Summer is a great time to implement a kid’s DIY food station, as kids who are running around outside enjoying the sunshine will be hungry more often. Providing them with easily accessible, healthful and hydrating choices like cut up watermelon, cucumbers and grapes is a great way to keep them both nourished and out of your hair.
Since kids are still learning to make nutritious choices, it’s important to set up some guidelines for snacking to make sure they’re getting a good mix of nutrients and not mindlessly eating out of boredom.
• Encourage kids to aim for two food groups with each snack and to include veggies and fruit with each meal. Yummy pairings include apple with peanut butter or a stick of string cheese, yogurt with berries, or whole-wheat crackers with cream cheese.
• Be aware of portion sizes.
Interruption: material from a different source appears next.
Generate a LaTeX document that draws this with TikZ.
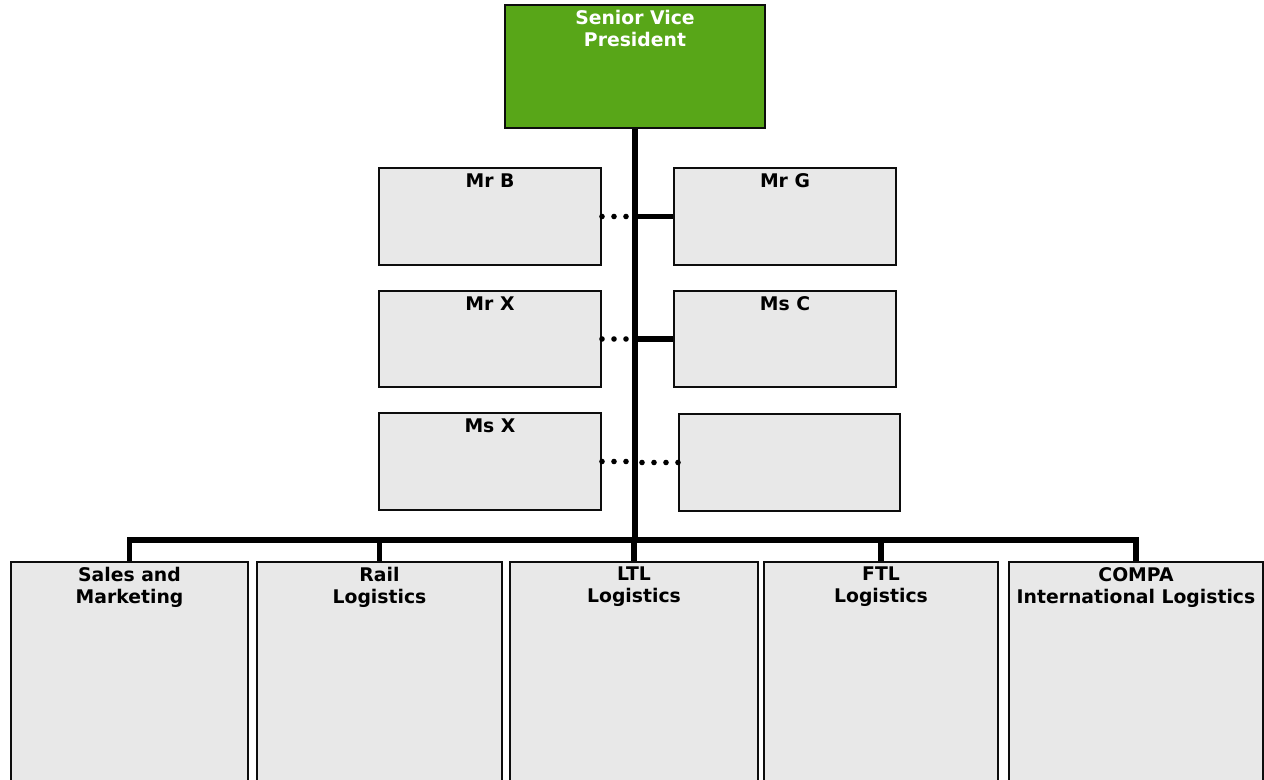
\documentclass[tikz,border=0pt]{standalone}
\usepackage{fontspec}
\setmainfont{DejaVu Sans}
\usetikzlibrary{positioning}
\definecolor{svpgreen}{RGB}{88,166,24}
\definecolor{boxgray}{RGB}{232,232,232}
\begin{document}
\begin{tikzpicture}[x=0.75pt, y=-0.75pt,
    box/.style={draw=black!95, line width=1.5pt, fill=boxgray, anchor=north west, inner sep=0pt},
    title/.style={font=\bfseries\fontsize{14.1}{16.5}\selectfont, align=center, inner sep=0pt},
    solidline/.style={line width=4.4pt},
    dots/.style={line width=4.2pt, line cap=round, dash pattern=on 0pt off 9pt}]
    \useasboundingbox (0,0) rectangle (1264,780);

    % Senior Vice President
    \node[box, fill=svpgreen, minimum width=195pt, minimum height=92.25pt] (svp) at (504,4) {};
    \node[title, text=white, below=4.5pt of svp.north] (svptitle) {Senior Vice\\President};

    % Staff boxes
    \node[box, minimum width=166.5pt, minimum height=72.75pt] (mrb) at (378,167) {};
    \node[box, minimum width=166.5pt, minimum height=72.75pt] (mrg) at (673,167) {};
    \node[box, minimum width=166.5pt, minimum height=72pt] (mrx) at (378,290) {};
    \node[box, minimum width=166.5pt, minimum height=72pt] (msc) at (673,290) {};
    \node[box, minimum width=166.5pt, minimum height=72.75pt] (msx) at (378,412) {};
    \node[box, minimum width=165.75pt, minimum height=72.75pt] (blank) at (678,413) {};
    \node[title, below=5pt of mrb.north] (mrbtitle) {Mr B};
    \node[title, below=5pt of mrg.north] (mrgtitle) {Mr G};
    \node[title, below=5pt of mrx.north] (mrxtitle) {Mr X};
    \node[title, below=5pt of msc.north] (msctitle) {Ms C};
    \node[title, below=5pt of msx.north] (msxtitle) {Ms X};

    % Divisions
    \foreach \name/\boxl/\boxw/\txt in {sales/10/177.75/{Sales and\\Marketing},
        rail/256/183.75/{Rail\\Logistics},
        ltl/509/186/{LTL\\Logistics},
        ftl/763/175.5/{FTL\\Logistics},
        compa/1008/190.5/{COMPA\\International Logistics}} {
        \node[box, minimum width=\boxw pt, minimum height=168pt] (\name) at (\boxl,561) {};
        \node[title, below=4.5pt of \name.north] (\name title) {\txt};
    }

    % Trunk and bus
    \coordinate (bus) at (0,540);
    \draw[solidline] (svp.south) -- (svp.south |- bus);
    \draw[solidline] (sales.north) -- (sales.north |- bus) -- (compa.north |- bus) -- (compa.north);
    \foreach \name in {rail,ltl,ftl} {
        \draw[solidline] (\name.north |- bus) -- (\name.north);
    }

    % Staff connectors
    \draw[solidline] (svp.south |- mrg.west) -- (mrg.west);
    \draw[solidline] (svp.south |- msc.west) -- (msc.west);
    \draw[dots] (mrb.east) -- (mrb.east -| svp.south);
    \draw[dots] (mrx.east) -- (mrx.east -| svp.south);
    \draw[dots] (msx.east) -- (msx.east -| svp.south);
    \draw[dots] (blank.west) -- (blank.west -| svp.south);
\end{tikzpicture}
\end{document}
Show your child what reasonable servings of foods like peanut butter and cheese looks like, and consider measuring out portions of salty or calorie-rich snacks like cheese crackers, pretzels or nuts in small resealable containers or baggies.
• Discourage kids from munching in front of the TV, as that can lead to a habit of mindless eating, and set up parameters around snack time (i.e. no snacking 90 minutes before dinner).
• Allow your child to enjoy “fun foods” like popsicles, chips or a cookie, but restrict them to no more than one serving per day.